Flexibility is also important. Questionnaires may be administered to patients using technology that provides a more hybrid approach for participants. Whenever possible, sites should consider what feedback-gathering approach is best for both participants and staff, he advised. When the technology is user-friendly and working properly, site staff may have more time to focus on in-person visits and other aspects of enhancing the site-participant relationship. On the other hand, it’s important to remember that a digital divide does exist for some participants and their families.
It’s important that sites and sponsors alike are mindful of participants’ needs and interests when designing questionnaires. According to Steve Smith, WCG’s president of patient advocacy, one common complaint is that the same questions are asked over and over while the feedback gathered isn’t shared with participants or anyone else. Questionnaires should be focused and well-designed, Smith said. Too often, using technology or automated systems to collect feedback makes it easier to add questions without putting much thought behind them.
“We tend to create these very cumbersome and lengthy questionnaires without really taking the time to isolate the questions that are most critical and identify those that are nice to have but not essential,” Getz noted. “There’s a huge opportunity when we’re surveying patients, as well as our professionals, to really try to streamline, shorten and focus the questionnaires we’re conducting.”

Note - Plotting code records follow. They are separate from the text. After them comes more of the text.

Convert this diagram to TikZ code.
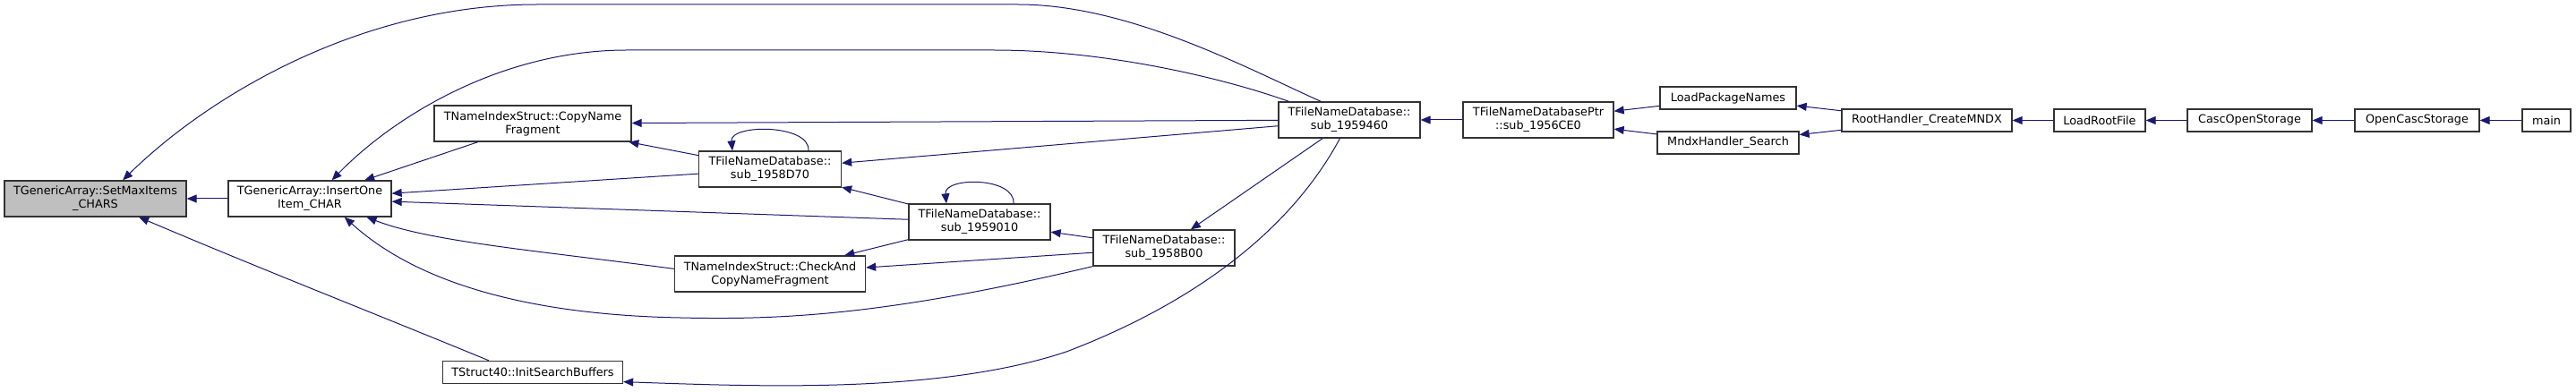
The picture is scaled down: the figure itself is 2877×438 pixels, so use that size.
\documentclass[tikz,border=0pt]{standalone}
\usepackage{fontspec}
\setmainfont{DejaVu Sans}
\usetikzlibrary{arrows.meta}
\definecolor{callblue}{HTML}{191970}
\definecolor{rootgray}{HTML}{BFBFBF}

\begin{document}
\begin{tikzpicture}[x=1pt,y=-1pt,
  fn/.style={draw=black!80,line width=1.3pt,fill=white,align=center,inner sep=0pt,
    minimum height=40pt,font=\fontsize{12.8}{15}\selectfont},
  fnone/.style={fn,minimum height=25pt},
  call/.style={callblue,line width=1pt,-{Triangle[length=11pt,width=9pt]}}]
\useasboundingbox (0,0) rectangle (2877,438);
% left part of the graph
\node[fn,fill=rootgray,minimum width=203pt] (setmax) at (106.5,222) {TGenericArray::SetMaxItems\\\_CHARS};
\node[fn,minimum width=182pt] (insert) at (346,222) {TGenericArray::InsertOne\\Item\_CHAR};
\node[fn,minimum width=220pt] (copyname) at (595,138) {TNameIndexStruct::CopyName\\Fragment};
\node[fnone,minimum width=201pt] (initsb) at (595,416) {TStruct40::InitSearchBuffers};
\node[fn,minimum width=159pt] (d70) at (860,189) {TFileNameDatabase::\\sub\_1958D70};
\node[fn,minimum width=213pt] (checkcopy) at (860,306) {TNameIndexStruct::CheckAnd\\CopyNameFragment};
\node[fn,minimum width=158pt] (s010) at (1094,248) {TFileNameDatabase::\\sub\_1959010};
\node[fn,minimum width=158pt] (b00) at (1300,277) {TFileNameDatabase::\\sub\_1958B00};
\node[fn,minimum width=158pt] (s460) at (1507,134) {TFileNameDatabase::\\sub\_1959460};
% right part: one chain up to main
\node[fn,minimum width=168pt] (ptr) at (1718,134) {TFileNameDatabasePtr\\::sub\_1956CE0};
\node[fnone,minimum width=152pt] (lpn) at (1930,109.5) {LoadPackageNames};
\node[fnone,minimum width=158pt] (mndx) at (1930,159.5) {MndxHandler\_Search};
\node[fnone,minimum width=190pt] (root) at (2152,134.5) {RootHandler\_CreateMNDX};
\node[fnone,minimum width=102pt] (lrf) at (2345,134.5) {LoadRootFile};
\node[fnone,minimum width=139pt] (cascopen) at (2512.5,134.5) {CascOpenStorage};
\node[fnone,minimum width=139pt] (ocs) at (2699.5,134.5) {OpenCascStorage};
\node[fnone,minimum width=54pt] (main) at (2844,134.5) {main};
% straight calls
\foreach \a/\b in {main/ocs,ocs/cascopen,cascopen/lrf,lrf/root,root/lpn,root/mndx,
  lpn/ptr,mndx/ptr,ptr/s460,s460/copyname,s460/d70,s460/b00,b00/s010,b00/checkcopy,
  s010/d70,s010/checkcopy,s010/insert,d70/copyname,d70/insert,copyname/insert,insert/setmax}
  \draw[call] (\a) -- (\b);
% recursive ones
\foreach \n/\l/\r in {d70/43/42,s010/38/37}
  \draw[call] ([xshift=\l pt]\n.north) .. controls +(2,-30) and +(-3,-30) .. ([xshift=-\r pt]\n.north);
% long calls from sub_1959460 over the top
\draw[call] (s460.147) .. controls (1390,75) and (1260,5) .. (1137,5) -- (600,5)
  .. controls (400,5) and (230,110) .. (setmax.34);
\draw[call] (s460.163) .. controls (1360,85) and (1230,56) .. (1110,56) -- (700,56)
  .. controls (560,56) and (440,130) .. (insert.40);
% and the ones below
\draw[call] (s460.-117) .. controls (1440,260) and (1330,340) .. (1191,393)
  .. controls (1050,440) and (850,432) .. (initsb.-6);
\draw[call] (initsb.165) .. controls (430,355) and (290,300) .. (setmax.-23);
\draw[call] (checkcopy.177) .. controls (600,280) and (480,270) .. (insert.-18);
\draw[call] (b00.south west) .. controls (1000,350) and (880,358) .. (760,355)
  .. controls (600,352) and (470,320) .. (insert.-28);
\end{tikzpicture}
\end{document}
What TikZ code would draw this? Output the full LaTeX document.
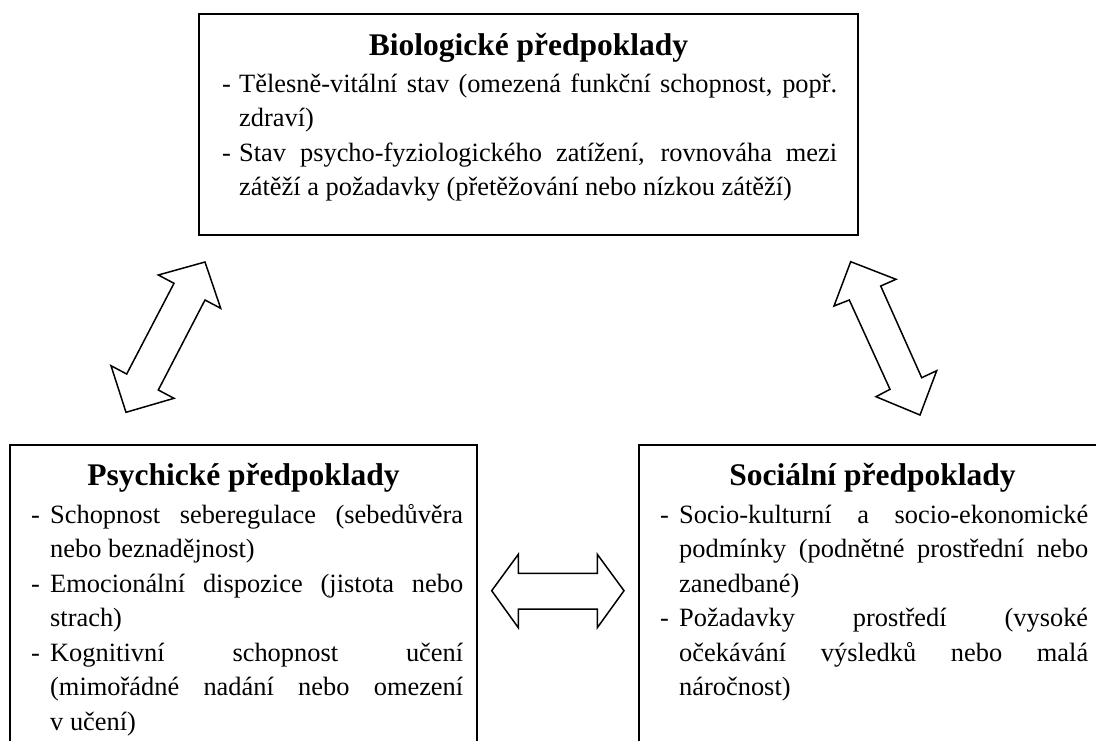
\documentclass[tikz,border=0pt]{standalone}
\usepackage{fontspec}
\setmainfont{Liberation Serif}
\newdimen\hind
\newcommand\JF[1]{\hbox to\hsize{\hbox to\hind{-\hfil}\spaceskip=0.25em plus 1fil minus 0.05em\xspaceskip=\spaceskip\relax #1}}
\newcommand\NF[1]{\hbox{\hbox to\hind{-\hfil}#1}}
\newcommand\JL[1]{\hbox to\hsize{\hskip\hind\spaceskip=0.25em plus 1fil minus 0.05em\xspaceskip=\spaceskip\relax #1}}
\newcommand\NL[1]{\hbox{\hskip\hind #1}}
\newcommand\bodytext[3]{\vtop{\hsize=#1\hind=#2\fontsize{26.4}{34.5}\selectfont #3}}
\tikzset{
  box/.style={draw=black, line width=1.5pt, fill=white, inner sep=0pt},
  ttl/.style={font=\fontsize{31.5}{36}\selectfont\bfseries, anchor=base, inner sep=0pt},
  bdy/.style={anchor=base west, inner sep=0pt},
  barrow/.style={draw=black, line width=1.5pt, fill=white, line join=miter}
}
\begin{document}
\begin{tikzpicture}[x=1pt,y=-1pt]
\useasboundingbox (0,0) rectangle (1096,740);
\clip (0,0) rectangle (1096,740);
\fill[white] (0,0) rectangle (1096,740);

% boxes
\node[box, minimum width=659pt, minimum height=221pt] (bio) at (528.5,124.5) {};
\node[box, minimum width=467pt, minimum height=360pt] (psy) at (243.5,625) {};
\node[box, minimum width=467pt, minimum height=360pt] (soc) at (872.5,625) {};

% titles
\node[ttl] (biot) at (528.5,55) {Biologické předpoklady};
\node[ttl] (psyt) at (243.5,485) {Psychické předpoklady};
\node[ttl] (soct) at (872.5,485) {Sociální předpoklady};

% bodies
\node[bdy] (biob) at (222,92) {\bodytext{615pt}{17pt}{%
  \JF{Tělesně-vitální stav (omezená funkční schopnost, popř.}%
  \NL{zdraví)}%
  \JF{Stav psycho-fyziologického zatížení, rovnováha mezi}%
  \NL{zátěží a požadavky (přetěžování nebo nízkou zátěží)}}};
\node[bdy] (psyb) at (31,523) {\bodytext{432pt}{19pt}{%
  \JF{Schopnost seberegulace (sebedůvěra}%
  \NL{nebo beznadějnost)}%
  \JF{Emocionální dispozice (jistota nebo}%
  \NL{strach)}%
  \JF{Kognitivní schopnost učení}%
  \JL{(mimořádné nadání nebo omezení}%
  \NL{v učení)}}};
\node[bdy] (socb) at (660,523) {\bodytext{428pt}{19pt}{%
  \JF{Socio-kulturní a socio-ekonomické}%
  \JL{podmínky (podnětné prostřední nebo}%
  \NL{zanedbané)}%
  \JF{Požadavky prostředí (vysoké}%
  \JL{očekávání výsledků nebo malá}%
  \NL{náročnost)}}};

% block arrows
\draw[barrow] (205,262) -- (220.7,308.3) -- (205,300) -- (158.3,390) -- (174,398.3)
  -- (126,412.3) -- (111,365.7) -- (126.7,374) -- (174,283.3) -- (158.3,275) -- cycle;
\draw[barrow] (850.7,261.7) -- (896,279.3) -- (880.7,286) -- (921.7,377.7) -- (936.7,370.7)
  -- (920,415) -- (876,396.7) -- (890,389.3) -- (849.3,300) -- (834,306) -- cycle;
\draw[barrow] (491.7,590.7) -- (518.3,554.3) -- (518.3,573.3) -- (597.3,573.3) -- (597.3,554.3)
  -- (624,590.7) -- (597.3,627.7) -- (597.3,609) -- (518.3,609) -- (518.3,627.7) -- cycle;
\end{tikzpicture}
\end{document}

To some participants and advocacy groups, it may seem like sponsors and site staff aren’t paying attention to the answers when they ask redundant and seemingly inconsequential questions, Smith said. To avoid this perception, site staff should educate participants on the reasons behind the questions and the data collection methods employed, he recommended. Whenever possible, tell patients what’s being done with the information they’ve taken the time to share.
“Connecting the feedback from the survey to future interaction, showing patients that some of their input was applied, taken to heart and led to a specific enhancement or change to the participation experience — perhaps a convenience-enhancing step that was implemented while the study was underway — those are important parts of the partnering experience,” Getz said.
Mike Hu, a patient advocate and member of WCG’s patient advocacy advisory board who has had two children take part in trials, wants to see sites working with sponsors in advance to go over questionnaires and ensure they make sense, especially ones made specifically for a trial that may have been crafted by the sponsor’s team with less consideration and understanding of the clinical setting or relevance. And, like Getz and Smith, he believes it’s critical that site staff communicate the importance of questionnaires and why patients are being asked to take them.
While there’s certainly a limit to how many questionnaires should be administered in a trial due to the burden they add to patients, caregivers and sites, Hu said he views them as positive overall, especially for rare diseases that still require a greater understanding.
“To me, it shows the commitment and effort of the sponsor to maximize the understanding of the disease, particularly from a parental or family experience perspective,” he said. “For rare diseases, we generally know too little, and it would help the field if every patient’s family can contribute to the knowledge base.”